Many years later than the time of which I am now writing, I was charmed to be confirmed in my anti-German prejudices when I went to Paris. After the Franco-Prussian War the signs and warnings in that city were put up in every language in the world except German! The German way of putting things was too long; and, furthermore, the French people didn't care if Germans did break their legs or get run over.

Of course, all this is changed--and in music most of all. For example, there could be no greater convert to Wagnerism than I!

My mother hated the atmosphere of the theatre even though she had wished me to become a singer, and always gloried in my successes. To her rigid and delicate instinct there was something dreadful in the free and easy artistic att.i.tude, and she always stood between me and any possible intimacy with my fellow-singers. I believe this to have been a mistake.

Many traditions of the stage come to one naturally and easily through others; but I had to wait and learn them all by experience. I was always working as an outsider, and, naturally, this att.i.tude of ours antagonised singers with whom we appeared.

Not only that. My brain would have developed much more rapidly if I had been allowed--no, if I had been _obliged_ to be more self-reliant. To profit by one's own mistakes;--all the world's history goes to show that is the only way to learn. By protecting me, my mother really robbed me of much precious experience. For how many years after I had made my _debut_ would she wait for me in the _coulisses_, ready to whisk me off to my dressing-room before any horrible opera singer had a chance to talk with me!

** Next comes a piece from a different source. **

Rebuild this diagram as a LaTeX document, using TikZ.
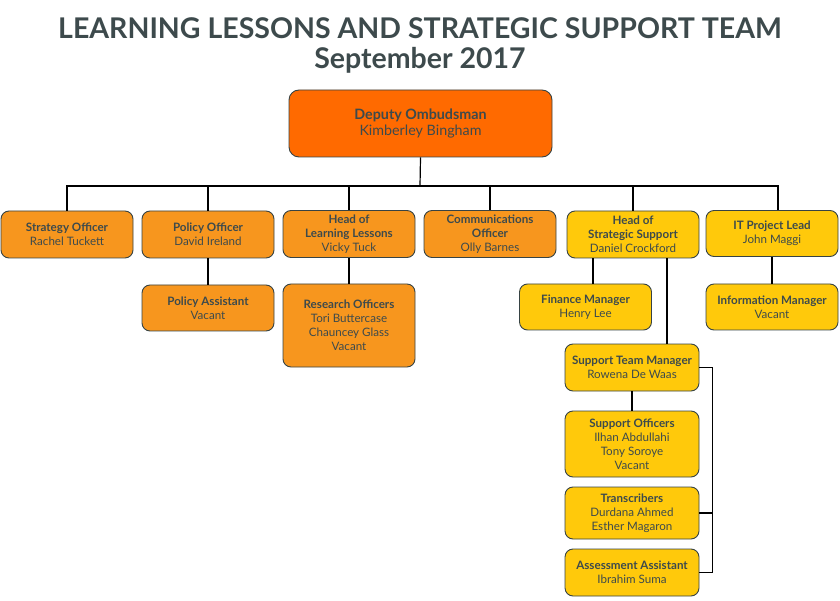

Yet she grieved for my forfeited youth--did my dear mother. She always felt that I was being sacrificed to my work, and just at the time when I would have most delighted in my girlhood. Of course, I was obliged to live a life of labour and self-denial, but it was not quite so difficult for me as she felt it to be, or as other people sometimes thought it was. Not only did I adore my music, and look forward to my work as an artist, but I literally never had any other life. I knew nothing of what I had given up; and so was happy in what I had undertaken, as no girl could have been happy who had lived a less restricted, hard-working and yet dream-filled existence.

My mother was very strait-laced and puritanical, as I have said, and, naturally, by reflection and a.s.sociation, I was the same. I lay stress on this because I want one little act of mine to be appreciated as a sign of my ineradicable girlishness and love of beauty. When I earned my first money, I went to Mme. Percival's, the smart lingerie shop of New York, and bought the three most exquisite chemises I could find, imported and trimmed with real lace!

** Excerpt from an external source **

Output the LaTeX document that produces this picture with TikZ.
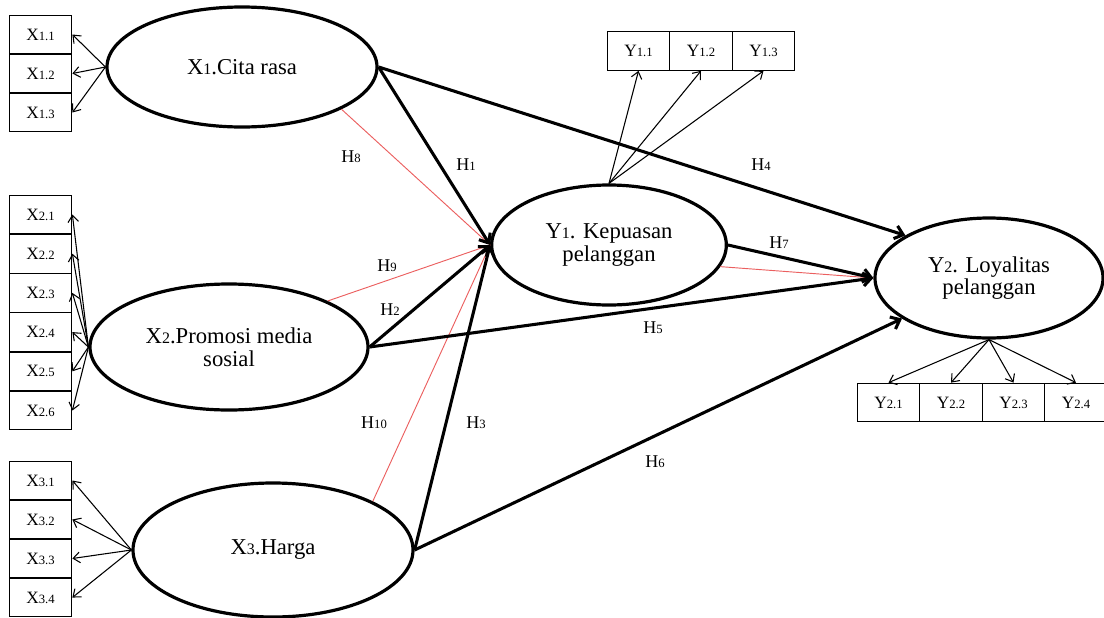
\documentclass[tikz,border=0pt]{standalone}
\usepackage{fontspec}
\setmainfont{Liberation Serif}
\usepackage{tikz}
\usetikzlibrary{arrows.meta, shapes.geometric}

\definecolor{redline}{RGB}{235,95,95}
\newcommand{\smdig}[1]{{\fontsize{9.5}{10}\selectfont #1}}
\newcommand{\bigdig}[1]{{\fontsize{12}{12}\selectfont #1}}

\tikzset{
  latentvar/.style={ellipse, draw, line width=2.4pt, inner sep=0pt, align=center, font=\fontsize{17}{17}\selectfont},
  indbox/.style={rectangle, draw, line width=0.8pt, minimum width=47pt, minimum height=29pt, inner sep=0pt, font=\fontsize{13}{14}\selectfont},
  loading/.style={-{Straight Barb[length=5pt,width=8pt]}, line width=0.8pt},
  effect/.style={-{Straight Barb[length=6pt,width=10pt]}, line width=2.3pt},
  redeffect/.style={draw=redline, line width=0.7pt},
  hlabel/.style={inner sep=0pt, font=\fontsize{13.5}{14}\selectfont}
}

\begin{document}
\begin{tikzpicture}[x=0.75pt,y=0.75pt,yscale=-1,xscale=1]
\useasboundingbox (0,0) rectangle (1104,618);

%Shape: Ellipse
\node [latentvar, minimum width=202.5pt, minimum height=90pt] (x1) at (242,67) {X\bigdig{1}.Cita rasa};
%Shape: Ellipse
\node [latentvar, minimum width=208.5pt, minimum height=94.5pt] (x2) at (229,347) {X\bigdig{2}.Promosi media\\sosial};
%Shape: Ellipse
\node [latentvar, minimum width=210pt, minimum height=100.5pt] (x3) at (273,550) {X\bigdig{3}.Harga};
%Shape: Ellipse
\node [latentvar, minimum width=176pt, minimum height=90pt] (y1) at (609,245) {Y\bigdig{1}. Kepuasan\\pelanggan};
%Shape: Ellipse
\node [latentvar, minimum width=171pt, minimum height=90pt] (y2) at (989,278) {Y\bigdig{2}. Loyalitas\\pelanggan};

% Indicator boxes
\node [indbox] (x11) at (40.5,34.5) {X\smdig{1.1}};
\node [indbox] (x12) at (40.5,73.5) {X\smdig{1.2}};
\node [indbox] (x13) at (40.5,112.5) {X\smdig{1.3}};

\node [indbox] (x21) at (40.5,214.5) {X\smdig{2.1}};
\node [indbox] (x22) at (40.5,253.7) {X\smdig{2.2}};
\node [indbox] (x23) at (40.5,292.9) {X\smdig{2.3}};
\node [indbox] (x24) at (40.5,332.1) {X\smdig{2.4}};
\node [indbox] (x25) at (40.5,371.3) {X\smdig{2.5}};
\node [indbox] (x26) at (40.5,410.5) {X\smdig{2.6}};

\node [indbox] (x31) at (40.5,480.5) {X\smdig{3.1}};
\node [indbox] (x32) at (40.5,519.5) {X\smdig{3.2}};
\node [indbox] (x33) at (40.5,558.5) {X\smdig{3.3}};
\node [indbox] (x34) at (40.5,597.5) {X\smdig{3.4}};

\node [indbox] (y11) at (638.5,51) {Y\smdig{1.1}};
\node [indbox] (y12) at (701,51) {Y\smdig{1.2}};
\node [indbox] (y13) at (763.5,51) {Y\smdig{1.3}};

\node [indbox] (y21) at (888.5,402.5) {Y\smdig{2.1}};
\node [indbox] (y22) at (951,402.5) {Y\smdig{2.2}};
\node [indbox] (y23) at (1013.5,402.5) {Y\smdig{2.3}};
\node [indbox] (y24) at (1076,402.5) {Y\smdig{2.4}};

%Straight Lines
\draw [loading] (x1.west) -- (x11.east);
\draw [loading] (x1.west) -- (x12.east);
\draw [loading] (x1.west) -- (x13.east);

\draw [loading] (x2.west) -- (x21.east);
\draw [loading] (x2.west) -- (x22.east);
\draw [loading] (x2.west) -- (x23.east);
\draw [loading] (x2.west) -- (x24.east);
\draw [loading] (x2.west) -- (x25.east);
\draw [loading] (x2.west) -- (x26.east);

\draw [loading] (x3.west) -- (x31.east);
\draw [loading] (x3.west) -- (x32.east);
\draw [loading] (x3.west) -- (x33.east);
\draw [loading] (x3.west) -- (x34.east);

\draw [loading] (y1.north) -- (y11.south);
\draw [loading] (y1.north) -- (y12.south);
\draw [loading] (y1.north) -- (y13.south);

\draw [loading] (y2.south) -- (y21.north);
\draw [loading] (y2.south) -- (y22.north);
\draw [loading] (y2.south) -- (y23.north);
\draw [loading] (y2.south) -- (y24.north);

%Red lines
\draw [redeffect] (x1.-23) -- (y1.west);
\draw [redeffect] (x2.25) -- (y1.west);
\draw [redeffect] (x3.26) -- (y1.west);
\draw [redeffect] (y1.-11) -- (y2.west);

%Thick arrows
\draw [effect] (x1.east) -- (y1.west);
\draw [effect] (x1.east) -- (y2.153);
\draw [effect] (x2.east) -- (y1.west);
\draw [effect] (x2.east) -- (y2.west);
\draw [effect] (x3.east) -- (y1.west);
\draw [effect] (x3.east) -- (y2.205);
\draw [effect] (y1.east) -- (y2.west);

% Text Node
\node [hlabel] (h1) at (466,165) {H\smdig{1}};
\node [hlabel] (h2) at (390,310) {H\smdig{2}};
\node [hlabel] (h3) at (476,423) {H\smdig{3}};
\node [hlabel] (h4) at (761,165) {H\smdig{4}};
\node [hlabel] (h5) at (653,328) {H\smdig{5}};
\node [hlabel] (h6) at (655,462) {H\smdig{6}};
\node [hlabel] (h7) at (779,243) {H\smdig{7}};
\node [hlabel] (h8) at (351,157) {H\smdig{8}};
\node [hlabel] (h9) at (387,266) {H\smdig{9}};
\node [hlabel] (h10) at (374,423) {H\smdig{10}};
\end{tikzpicture}
\end{document}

I daresay this harmless ebullition of youthful daintiness would have proved the last straw to some of my Psalm-singing New England relatives.

There was one uncle of mine who vastly disapproved of my going on the stage at all, saying that it would have been much better if I had been a good, honest milliner. He used to sing:

[Ill.u.s.tration: Musical notation; ”Broad is the road That leads to h.e.l.l!”]

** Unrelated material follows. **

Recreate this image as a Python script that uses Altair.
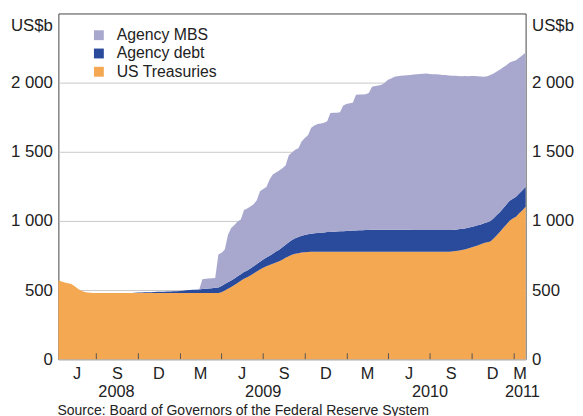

in a minor key, with the true, G.o.d-fearing, nasal tw.a.n.g in it.

How I detested that old man! And I had to bury him, too, at the last. I wonder whether I should have been able to do so if I had gone into the millinery business!

CHAPTER IV

A YOUTHFUL REALIST

As I have said, I studied Gilda for nine months. At the end of that time I was so imbued with the part as to be thoroughly at ease. Present-day actors call this condition ”getting inside the skin” of a _role_. I simply could not make a mistake, and could do everything connected with the characterisation with entire unconsciousness. Yet I want to add that I had little idea of what the opera really meant.

My _debut_ was in New York at the old Academy of Music, and Rigoletto was the famous Ferri. He was blind in one eye and I had always to be on his seeing side,--else he couldn't act. Stigelli was the tenor. Stiegel was his real name. He was a German and a really fine artist. But I had then had no experience with stage heroes and thought they were all going to be exactly as they appeared in my romantic dreams, and--poor man, he is dead now, so I can say this!--it was a dreadful blow to me to be obliged to sing a love duet with a man smelling of lager beer and cheese!

Charlotte Cushman--who was a great friend of Miss Emma Stebbins, the sister of Colonel Stebbins--had always been interested in me; so when she knew that I was to make my _debut_ on February 26 (1861), she put on _Meg Merrilies_ for that night because she could get through with it early enough for her to see part of my first performance. She reached the Academy in time for the last act of _Rigoletto_; and I felt that I had been highly praised when, as I came out and began to sing, she cried:

”The girl doesn't seem to know that she has any arms!”

My freedom of gesture and action came from nothing but the most complete familiarity with the part and with the detail of everything I had to do.

In opera one cannot be too temperamental in one's acting. One cannot make pauses when one thinks it effective, nor alter the stage business to fit one's mood, nor work oneself up to an emotional crescendo one night and not do it the next. Everything has to be timed to a second and a fraction of a second. One cannot wait for unusual effects. The orchestra does not consider one's temperament, and this fact cannot be lost sight of for a moment. This is why I believe in rehearsing and studying and working over a _role_ so exhaustively--and exhaustingly.

For it is only in that most rigidly studied accuracy of action that any freedom can be attained. When one becomes so trained that one cannot conceivably r.e.t.a.r.d a bar, and cannot undertime a stage cross nor fail to come in promptly in an _ensemble_, then, and only then, can one reach some emotional liberty and inspiration.